** begin Input records **

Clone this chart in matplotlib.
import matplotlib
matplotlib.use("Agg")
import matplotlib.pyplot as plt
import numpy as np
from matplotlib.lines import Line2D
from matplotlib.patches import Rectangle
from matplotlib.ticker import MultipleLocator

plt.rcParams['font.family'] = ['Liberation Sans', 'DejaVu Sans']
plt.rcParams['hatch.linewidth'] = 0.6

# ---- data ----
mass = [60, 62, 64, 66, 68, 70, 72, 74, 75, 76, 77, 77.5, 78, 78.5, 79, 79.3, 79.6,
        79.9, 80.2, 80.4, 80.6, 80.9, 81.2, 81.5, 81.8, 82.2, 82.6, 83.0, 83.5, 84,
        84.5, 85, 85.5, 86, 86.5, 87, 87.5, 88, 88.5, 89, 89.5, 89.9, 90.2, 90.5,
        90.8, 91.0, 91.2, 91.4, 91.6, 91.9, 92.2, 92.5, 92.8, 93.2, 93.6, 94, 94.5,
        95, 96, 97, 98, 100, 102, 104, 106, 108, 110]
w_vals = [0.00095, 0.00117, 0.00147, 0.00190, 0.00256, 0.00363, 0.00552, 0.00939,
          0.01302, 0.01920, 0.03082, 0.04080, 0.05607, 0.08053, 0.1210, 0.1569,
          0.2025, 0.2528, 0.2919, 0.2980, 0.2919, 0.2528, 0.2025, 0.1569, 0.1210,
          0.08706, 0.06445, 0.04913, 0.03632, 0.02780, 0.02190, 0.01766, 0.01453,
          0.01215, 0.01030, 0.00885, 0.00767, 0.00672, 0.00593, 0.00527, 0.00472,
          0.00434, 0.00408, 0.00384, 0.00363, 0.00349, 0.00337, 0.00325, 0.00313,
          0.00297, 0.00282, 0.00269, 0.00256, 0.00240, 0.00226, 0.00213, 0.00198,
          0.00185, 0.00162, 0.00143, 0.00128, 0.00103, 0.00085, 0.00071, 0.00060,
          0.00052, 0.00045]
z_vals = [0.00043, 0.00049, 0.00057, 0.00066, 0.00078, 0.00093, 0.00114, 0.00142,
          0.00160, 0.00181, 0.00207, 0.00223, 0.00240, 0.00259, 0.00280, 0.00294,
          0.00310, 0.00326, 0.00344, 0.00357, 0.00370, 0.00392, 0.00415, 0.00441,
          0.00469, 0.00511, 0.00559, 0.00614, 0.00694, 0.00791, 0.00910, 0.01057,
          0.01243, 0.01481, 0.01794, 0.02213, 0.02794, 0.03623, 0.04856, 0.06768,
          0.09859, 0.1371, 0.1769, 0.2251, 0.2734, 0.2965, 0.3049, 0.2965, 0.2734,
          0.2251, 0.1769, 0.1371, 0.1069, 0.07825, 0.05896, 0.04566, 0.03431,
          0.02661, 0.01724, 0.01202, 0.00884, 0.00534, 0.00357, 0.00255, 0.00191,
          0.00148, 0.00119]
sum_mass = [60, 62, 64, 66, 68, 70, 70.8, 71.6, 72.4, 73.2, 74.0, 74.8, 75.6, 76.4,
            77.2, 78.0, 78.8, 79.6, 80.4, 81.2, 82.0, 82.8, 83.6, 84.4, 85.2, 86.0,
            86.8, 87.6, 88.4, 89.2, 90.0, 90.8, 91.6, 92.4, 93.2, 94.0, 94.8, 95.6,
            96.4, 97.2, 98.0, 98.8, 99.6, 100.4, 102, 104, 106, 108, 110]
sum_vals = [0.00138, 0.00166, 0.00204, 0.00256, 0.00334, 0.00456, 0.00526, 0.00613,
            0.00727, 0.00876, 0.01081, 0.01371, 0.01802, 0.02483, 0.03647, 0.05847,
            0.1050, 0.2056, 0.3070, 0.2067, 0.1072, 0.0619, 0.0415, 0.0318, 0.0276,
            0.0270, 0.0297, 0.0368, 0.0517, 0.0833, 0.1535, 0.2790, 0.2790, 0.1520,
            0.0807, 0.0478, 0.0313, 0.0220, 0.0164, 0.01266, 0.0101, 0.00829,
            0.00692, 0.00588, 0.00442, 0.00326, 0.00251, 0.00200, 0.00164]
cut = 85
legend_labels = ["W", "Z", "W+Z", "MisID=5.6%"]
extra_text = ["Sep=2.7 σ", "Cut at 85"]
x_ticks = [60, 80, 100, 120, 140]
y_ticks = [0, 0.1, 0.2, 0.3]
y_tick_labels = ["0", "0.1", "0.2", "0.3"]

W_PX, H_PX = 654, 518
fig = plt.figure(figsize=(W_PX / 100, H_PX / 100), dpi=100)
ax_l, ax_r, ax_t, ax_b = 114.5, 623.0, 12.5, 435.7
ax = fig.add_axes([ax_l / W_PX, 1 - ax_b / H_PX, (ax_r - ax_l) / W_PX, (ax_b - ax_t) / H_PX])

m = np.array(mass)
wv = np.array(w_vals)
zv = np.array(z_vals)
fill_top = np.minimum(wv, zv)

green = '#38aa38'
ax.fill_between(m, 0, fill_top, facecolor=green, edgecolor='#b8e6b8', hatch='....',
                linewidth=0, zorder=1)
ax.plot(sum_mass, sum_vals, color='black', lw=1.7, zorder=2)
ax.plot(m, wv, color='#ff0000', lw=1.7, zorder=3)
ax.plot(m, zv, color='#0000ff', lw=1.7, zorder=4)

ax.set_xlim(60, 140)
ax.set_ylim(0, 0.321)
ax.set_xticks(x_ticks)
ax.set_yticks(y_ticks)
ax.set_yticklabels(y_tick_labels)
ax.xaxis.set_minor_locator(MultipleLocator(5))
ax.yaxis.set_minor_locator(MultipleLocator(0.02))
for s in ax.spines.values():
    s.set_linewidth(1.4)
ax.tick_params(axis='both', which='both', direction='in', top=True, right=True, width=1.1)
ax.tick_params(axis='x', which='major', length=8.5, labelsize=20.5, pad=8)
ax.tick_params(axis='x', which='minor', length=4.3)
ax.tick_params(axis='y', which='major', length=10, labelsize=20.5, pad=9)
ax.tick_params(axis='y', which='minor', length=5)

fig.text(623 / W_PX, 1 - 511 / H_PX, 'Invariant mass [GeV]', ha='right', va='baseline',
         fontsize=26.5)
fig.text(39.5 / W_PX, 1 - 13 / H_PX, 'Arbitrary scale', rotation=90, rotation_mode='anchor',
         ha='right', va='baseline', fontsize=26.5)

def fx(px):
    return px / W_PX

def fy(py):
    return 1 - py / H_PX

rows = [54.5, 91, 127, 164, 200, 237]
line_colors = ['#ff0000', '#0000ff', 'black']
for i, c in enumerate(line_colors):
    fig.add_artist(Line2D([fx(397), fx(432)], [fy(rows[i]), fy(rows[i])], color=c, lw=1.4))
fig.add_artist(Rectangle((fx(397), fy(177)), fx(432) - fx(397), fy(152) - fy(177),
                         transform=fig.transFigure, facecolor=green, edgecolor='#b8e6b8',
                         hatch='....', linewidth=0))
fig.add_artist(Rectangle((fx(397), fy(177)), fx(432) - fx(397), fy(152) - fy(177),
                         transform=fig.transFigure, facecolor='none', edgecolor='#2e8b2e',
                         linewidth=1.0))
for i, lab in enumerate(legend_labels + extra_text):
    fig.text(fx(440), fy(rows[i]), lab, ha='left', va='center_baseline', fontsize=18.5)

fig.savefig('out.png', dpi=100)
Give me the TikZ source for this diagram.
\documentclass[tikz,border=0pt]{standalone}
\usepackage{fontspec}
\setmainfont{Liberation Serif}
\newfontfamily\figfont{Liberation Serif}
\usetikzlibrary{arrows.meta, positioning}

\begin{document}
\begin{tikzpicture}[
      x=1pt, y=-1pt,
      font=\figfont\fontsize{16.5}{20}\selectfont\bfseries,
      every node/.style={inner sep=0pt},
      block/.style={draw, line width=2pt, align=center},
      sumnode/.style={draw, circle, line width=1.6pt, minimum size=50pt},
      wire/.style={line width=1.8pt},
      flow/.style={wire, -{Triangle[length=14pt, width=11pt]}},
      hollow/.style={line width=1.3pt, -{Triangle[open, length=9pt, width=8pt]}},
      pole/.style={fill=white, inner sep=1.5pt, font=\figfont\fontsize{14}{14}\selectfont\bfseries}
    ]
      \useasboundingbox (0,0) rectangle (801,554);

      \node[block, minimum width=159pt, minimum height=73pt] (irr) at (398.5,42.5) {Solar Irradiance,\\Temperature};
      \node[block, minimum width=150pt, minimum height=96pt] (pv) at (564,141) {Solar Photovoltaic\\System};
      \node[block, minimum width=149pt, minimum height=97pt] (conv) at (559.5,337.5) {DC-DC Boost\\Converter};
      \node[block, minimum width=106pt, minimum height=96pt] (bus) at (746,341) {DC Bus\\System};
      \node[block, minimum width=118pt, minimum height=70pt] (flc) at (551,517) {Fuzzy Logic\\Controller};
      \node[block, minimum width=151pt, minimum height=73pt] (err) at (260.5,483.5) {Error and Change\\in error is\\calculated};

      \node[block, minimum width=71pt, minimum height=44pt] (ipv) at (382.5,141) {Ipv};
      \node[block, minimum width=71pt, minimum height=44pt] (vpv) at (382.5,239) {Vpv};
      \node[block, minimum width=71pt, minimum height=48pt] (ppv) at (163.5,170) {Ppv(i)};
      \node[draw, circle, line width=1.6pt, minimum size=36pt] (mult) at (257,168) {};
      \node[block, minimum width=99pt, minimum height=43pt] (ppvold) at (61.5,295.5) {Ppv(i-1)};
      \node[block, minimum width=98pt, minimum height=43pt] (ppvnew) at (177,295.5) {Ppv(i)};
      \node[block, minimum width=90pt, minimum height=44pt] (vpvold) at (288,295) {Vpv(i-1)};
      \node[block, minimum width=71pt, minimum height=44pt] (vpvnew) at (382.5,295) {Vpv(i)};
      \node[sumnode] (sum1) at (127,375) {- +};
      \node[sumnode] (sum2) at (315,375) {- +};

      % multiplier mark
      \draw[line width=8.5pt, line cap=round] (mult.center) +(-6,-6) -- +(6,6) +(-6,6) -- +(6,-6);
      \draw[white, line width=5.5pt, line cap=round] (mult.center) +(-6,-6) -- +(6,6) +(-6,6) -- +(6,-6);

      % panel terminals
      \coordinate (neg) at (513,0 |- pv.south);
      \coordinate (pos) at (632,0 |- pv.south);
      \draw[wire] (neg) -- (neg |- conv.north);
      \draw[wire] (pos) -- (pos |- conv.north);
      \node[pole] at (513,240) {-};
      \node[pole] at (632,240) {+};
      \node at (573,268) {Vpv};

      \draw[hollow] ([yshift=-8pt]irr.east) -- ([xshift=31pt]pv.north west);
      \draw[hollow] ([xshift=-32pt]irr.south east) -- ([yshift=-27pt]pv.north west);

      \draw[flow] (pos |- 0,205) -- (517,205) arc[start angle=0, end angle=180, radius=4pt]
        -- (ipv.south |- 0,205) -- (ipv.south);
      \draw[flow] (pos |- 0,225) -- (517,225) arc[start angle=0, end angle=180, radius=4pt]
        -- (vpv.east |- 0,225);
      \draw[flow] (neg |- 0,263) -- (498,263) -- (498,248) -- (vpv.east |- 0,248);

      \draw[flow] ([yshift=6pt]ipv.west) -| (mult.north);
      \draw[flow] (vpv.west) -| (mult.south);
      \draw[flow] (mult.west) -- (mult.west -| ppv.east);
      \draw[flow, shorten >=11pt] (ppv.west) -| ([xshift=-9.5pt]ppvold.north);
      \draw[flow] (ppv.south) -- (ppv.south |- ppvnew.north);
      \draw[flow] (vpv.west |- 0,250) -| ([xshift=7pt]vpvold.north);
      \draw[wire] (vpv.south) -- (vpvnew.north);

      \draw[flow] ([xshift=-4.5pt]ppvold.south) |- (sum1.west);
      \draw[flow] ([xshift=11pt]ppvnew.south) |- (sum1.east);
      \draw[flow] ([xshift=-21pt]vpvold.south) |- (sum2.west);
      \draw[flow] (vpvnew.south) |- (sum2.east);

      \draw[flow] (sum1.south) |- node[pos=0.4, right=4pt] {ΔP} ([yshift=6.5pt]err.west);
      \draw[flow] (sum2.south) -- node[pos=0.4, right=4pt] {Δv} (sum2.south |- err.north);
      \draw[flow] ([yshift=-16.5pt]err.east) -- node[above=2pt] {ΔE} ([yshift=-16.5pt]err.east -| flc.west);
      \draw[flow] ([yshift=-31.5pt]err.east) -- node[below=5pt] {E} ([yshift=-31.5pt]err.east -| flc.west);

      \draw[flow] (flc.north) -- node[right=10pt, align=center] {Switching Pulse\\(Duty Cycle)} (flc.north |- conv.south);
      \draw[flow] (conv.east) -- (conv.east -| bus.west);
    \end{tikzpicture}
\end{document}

** end Input records **

▸ **Work to complete**
In the material above, locate the line containing "Give me the TikZ source for this diagram." and the line containing "(0,0) rectangle (801,554);". Transcribe exactly those two lines and every line between them, and nothing more.

▸ **Solution to this task**
Give me the TikZ source for this diagram.
\documentclass[tikz,border=0pt]{standalone}
\usepackage{fontspec}
\setmainfont{Liberation Serif}
\newfontfamily\figfont{Liberation Serif}
\usetikzlibrary{arrows.meta, positioning}

\begin{document}
\begin{tikzpicture}[
      x=1pt, y=-1pt,
      font=\figfont\fontsize{16.5}{20}\selectfont\bfseries,
      every node/.style={inner sep=0pt},
      block/.style={draw, line width=2pt, align=center},
      sumnode/.style={draw, circle, line width=1.6pt, minimum size=50pt},
      wire/.style={line width=1.8pt},
      flow/.style={wire, -{Triangle[length=14pt, width=11pt]}},
      hollow/.style={line width=1.3pt, -{Triangle[open, length=9pt, width=8pt]}},
      pole/.style={fill=white, inner sep=1.5pt, font=\figfont\fontsize{14}{14}\selectfont\bfseries}
    ]
      \useasboundingbox (0,0) rectangle (801,554);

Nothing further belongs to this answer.